[Goal of the exercise] Quote the listing below in full and exactly as written, but omit every picture.

[Given material]
________________________
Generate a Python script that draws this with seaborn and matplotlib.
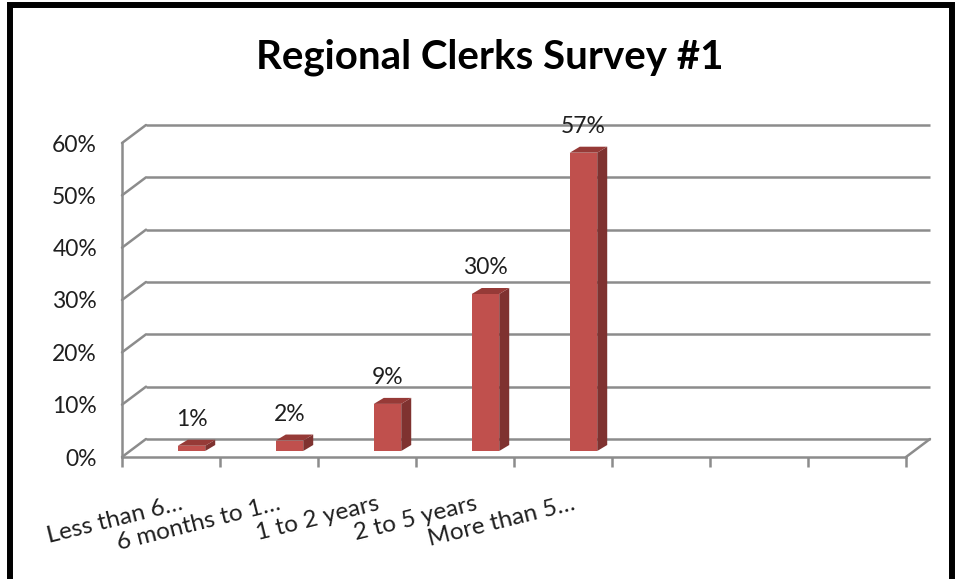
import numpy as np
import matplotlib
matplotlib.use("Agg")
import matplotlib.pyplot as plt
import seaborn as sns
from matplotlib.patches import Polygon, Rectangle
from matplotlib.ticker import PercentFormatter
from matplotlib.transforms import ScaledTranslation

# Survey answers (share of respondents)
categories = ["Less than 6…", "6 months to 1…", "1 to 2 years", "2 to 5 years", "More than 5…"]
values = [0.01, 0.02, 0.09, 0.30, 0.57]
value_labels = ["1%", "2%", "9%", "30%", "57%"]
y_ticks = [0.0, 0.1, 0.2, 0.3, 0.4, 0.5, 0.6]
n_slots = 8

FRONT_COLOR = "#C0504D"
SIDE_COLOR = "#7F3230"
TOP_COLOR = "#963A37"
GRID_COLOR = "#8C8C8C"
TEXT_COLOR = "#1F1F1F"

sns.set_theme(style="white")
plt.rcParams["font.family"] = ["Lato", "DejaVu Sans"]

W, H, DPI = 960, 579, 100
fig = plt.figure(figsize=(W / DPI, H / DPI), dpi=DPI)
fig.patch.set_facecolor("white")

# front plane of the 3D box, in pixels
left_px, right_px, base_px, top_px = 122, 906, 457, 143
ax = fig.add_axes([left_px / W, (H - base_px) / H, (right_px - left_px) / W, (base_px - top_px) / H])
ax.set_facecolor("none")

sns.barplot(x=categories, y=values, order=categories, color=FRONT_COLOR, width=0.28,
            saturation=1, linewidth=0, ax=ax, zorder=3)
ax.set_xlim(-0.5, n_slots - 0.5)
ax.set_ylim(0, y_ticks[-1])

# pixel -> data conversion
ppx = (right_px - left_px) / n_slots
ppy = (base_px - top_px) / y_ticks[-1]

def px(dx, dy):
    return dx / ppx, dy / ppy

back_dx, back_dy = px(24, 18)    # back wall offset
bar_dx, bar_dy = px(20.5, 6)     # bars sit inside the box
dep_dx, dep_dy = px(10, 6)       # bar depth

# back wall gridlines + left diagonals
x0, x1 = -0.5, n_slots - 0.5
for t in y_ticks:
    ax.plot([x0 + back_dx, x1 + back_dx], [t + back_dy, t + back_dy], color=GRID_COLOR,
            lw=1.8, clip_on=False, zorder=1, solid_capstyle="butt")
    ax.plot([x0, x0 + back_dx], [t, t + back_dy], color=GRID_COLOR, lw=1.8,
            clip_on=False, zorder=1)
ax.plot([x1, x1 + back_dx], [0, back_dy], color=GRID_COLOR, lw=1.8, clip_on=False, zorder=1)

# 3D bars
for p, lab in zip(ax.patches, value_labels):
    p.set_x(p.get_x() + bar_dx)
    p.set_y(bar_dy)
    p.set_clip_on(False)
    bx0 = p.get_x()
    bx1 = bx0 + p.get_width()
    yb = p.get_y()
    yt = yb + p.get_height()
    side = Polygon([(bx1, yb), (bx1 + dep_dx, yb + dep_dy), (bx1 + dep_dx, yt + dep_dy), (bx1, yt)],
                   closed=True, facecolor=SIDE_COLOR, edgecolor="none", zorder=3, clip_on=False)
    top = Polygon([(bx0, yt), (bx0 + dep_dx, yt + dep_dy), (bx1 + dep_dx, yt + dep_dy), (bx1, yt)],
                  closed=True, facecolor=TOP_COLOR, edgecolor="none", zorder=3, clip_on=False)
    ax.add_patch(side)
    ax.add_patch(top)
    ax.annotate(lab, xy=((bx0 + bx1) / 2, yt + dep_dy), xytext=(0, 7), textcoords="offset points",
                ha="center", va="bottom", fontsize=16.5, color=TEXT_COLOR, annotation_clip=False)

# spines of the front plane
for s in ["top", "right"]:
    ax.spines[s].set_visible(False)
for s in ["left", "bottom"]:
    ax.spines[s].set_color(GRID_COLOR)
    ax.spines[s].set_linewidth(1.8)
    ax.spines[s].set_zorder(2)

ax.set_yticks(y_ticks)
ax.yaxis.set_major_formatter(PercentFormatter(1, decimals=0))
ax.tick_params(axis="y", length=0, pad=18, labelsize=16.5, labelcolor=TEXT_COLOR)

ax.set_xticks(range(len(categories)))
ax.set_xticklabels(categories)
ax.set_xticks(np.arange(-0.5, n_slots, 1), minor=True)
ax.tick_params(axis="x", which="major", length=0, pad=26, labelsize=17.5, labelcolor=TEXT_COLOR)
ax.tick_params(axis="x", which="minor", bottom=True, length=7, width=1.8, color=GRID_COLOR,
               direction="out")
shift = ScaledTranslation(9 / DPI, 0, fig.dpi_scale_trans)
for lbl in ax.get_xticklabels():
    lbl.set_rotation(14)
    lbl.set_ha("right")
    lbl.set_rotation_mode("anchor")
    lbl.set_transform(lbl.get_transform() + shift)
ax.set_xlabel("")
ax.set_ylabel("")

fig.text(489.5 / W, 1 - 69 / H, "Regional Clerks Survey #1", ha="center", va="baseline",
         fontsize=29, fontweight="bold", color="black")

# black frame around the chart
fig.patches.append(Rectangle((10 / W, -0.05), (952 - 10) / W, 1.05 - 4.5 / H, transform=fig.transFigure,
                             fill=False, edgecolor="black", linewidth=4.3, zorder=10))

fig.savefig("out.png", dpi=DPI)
________________________
[Output of the exercise]
Generate a Python script that draws this with seaborn and matplotlib.
import numpy as np
import matplotlib
matplotlib.use("Agg")
import matplotlib.pyplot as plt
import seaborn as sns
from matplotlib.patches import Polygon, Rectangle
from matplotlib.ticker import PercentFormatter
from matplotlib.transforms import ScaledTranslation

# Survey answers (share of respondents)
categories = ["Less than 6…", "6 months to 1…", "1 to 2 years", "2 to 5 years", "More than 5…"]
values = [0.01, 0.02, 0.09, 0.30, 0.57]
value_labels = ["1%", "2%", "9%", "30%", "57%"]
y_ticks = [0.0, 0.1, 0.2, 0.3, 0.4, 0.5, 0.6]
n_slots = 8

FRONT_COLOR = "#C0504D"
SIDE_COLOR = "#7F3230"
TOP_COLOR = "#963A37"
GRID_COLOR = "#8C8C8C"
TEXT_COLOR = "#1F1F1F"

sns.set_theme(style="white")
plt.rcParams["font.family"] = ["Lato", "DejaVu Sans"]

W, H, DPI = 960, 579, 100
fig = plt.figure(figsize=(W / DPI, H / DPI), dpi=DPI)
fig.patch.set_facecolor("white")

# front plane of the 3D box, in pixels
left_px, right_px, base_px, top_px = 122, 906, 457, 143
ax = fig.add_axes([left_px / W, (H - base_px) / H, (right_px - left_px) / W, (base_px - top_px) / H])
ax.set_facecolor("none")

sns.barplot(x=categories, y=values, order=categories, color=FRONT_COLOR, width=0.28,
            saturation=1, linewidth=0, ax=ax, zorder=3)
ax.set_xlim(-0.5, n_slots - 0.5)
ax.set_ylim(0, y_ticks[-1])

# pixel -> data conversion
ppx = (right_px - left_px) / n_slots
ppy = (base_px - top_px) / y_ticks[-1]

def px(dx, dy):
    return dx / ppx, dy / ppy

back_dx, back_dy = px(24, 18)    # back wall offset
bar_dx, bar_dy = px(20.5, 6)     # bars sit inside the box
dep_dx, dep_dy = px(10, 6)       # bar depth

# back wall gridlines + left diagonals
x0, x1 = -0.5, n_slots - 0.5
for t in y_ticks:
    ax.plot([x0 + back_dx, x1 + back_dx], [t + back_dy, t + back_dy], color=GRID_COLOR,
            lw=1.8, clip_on=False, zorder=1, solid_capstyle="butt")
    ax.plot([x0, x0 + back_dx], [t, t + back_dy], color=GRID_COLOR, lw=1.8,
            clip_on=False, zorder=1)
ax.plot([x1, x1 + back_dx], [0, back_dy], color=GRID_COLOR, lw=1.8, clip_on=False, zorder=1)

# 3D bars
for p, lab in zip(ax.patches, value_labels):
    p.set_x(p.get_x() + bar_dx)
    p.set_y(bar_dy)
    p.set_clip_on(False)
    bx0 = p.get_x()
    bx1 = bx0 + p.get_width()
    yb = p.get_y()
    yt = yb + p.get_height()
    side = Polygon([(bx1, yb), (bx1 + dep_dx, yb + dep_dy), (bx1 + dep_dx, yt + dep_dy), (bx1, yt)],
                   closed=True, facecolor=SIDE_COLOR, edgecolor="none", zorder=3, clip_on=False)
    top = Polygon([(bx0, yt), (bx0 + dep_dx, yt + dep_dy), (bx1 + dep_dx, yt + dep_dy), (bx1, yt)],
                  closed=True, facecolor=TOP_COLOR, edgecolor="none", zorder=3, clip_on=False)
    ax.add_patch(side)
    ax.add_patch(top)
    ax.annotate(lab, xy=((bx0 + bx1) / 2, yt + dep_dy), xytext=(0, 7), textcoords="offset points",
                ha="center", va="bottom", fontsize=16.5, color=TEXT_COLOR, annotation_clip=False)

# spines of the front plane
for s in ["top", "right"]:
    ax.spines[s].set_visible(False)
for s in ["left", "bottom"]:
    ax.spines[s].set_color(GRID_COLOR)
    ax.spines[s].set_linewidth(1.8)
    ax.spines[s].set_zorder(2)

ax.set_yticks(y_ticks)
ax.yaxis.set_major_formatter(PercentFormatter(1, decimals=0))
ax.tick_params(axis="y", length=0, pad=18, labelsize=16.5, labelcolor=TEXT_COLOR)

ax.set_xticks(range(len(categories)))
ax.set_xticklabels(categories)
ax.set_xticks(np.arange(-0.5, n_slots, 1), minor=True)
ax.tick_params(axis="x", which="major", length=0, pad=26, labelsize=17.5, labelcolor=TEXT_COLOR)
ax.tick_params(axis="x", which="minor", bottom=True, length=7, width=1.8, color=GRID_COLOR,
               direction="out")
shift = ScaledTranslation(9 / DPI, 0, fig.dpi_scale_trans)
for lbl in ax.get_xticklabels():
    lbl.set_rotation(14)
    lbl.set_ha("right")
    lbl.set_rotation_mode("anchor")
    lbl.set_transform(lbl.get_transform() + shift)
ax.set_xlabel("")
ax.set_ylabel("")

fig.text(489.5 / W, 1 - 69 / H, "Regional Clerks Survey #1", ha="center", va="baseline",
         fontsize=29, fontweight="bold", color="black")

# black frame around the chart
fig.patches.append(Rectangle((10 / W, -0.05), (952 - 10) / W, 1.05 - 4.5 / H, transform=fig.transFigure,
                             fill=False, edgecolor="black", linewidth=4.3, zorder=10))

fig.savefig("out.png", dpi=DPI)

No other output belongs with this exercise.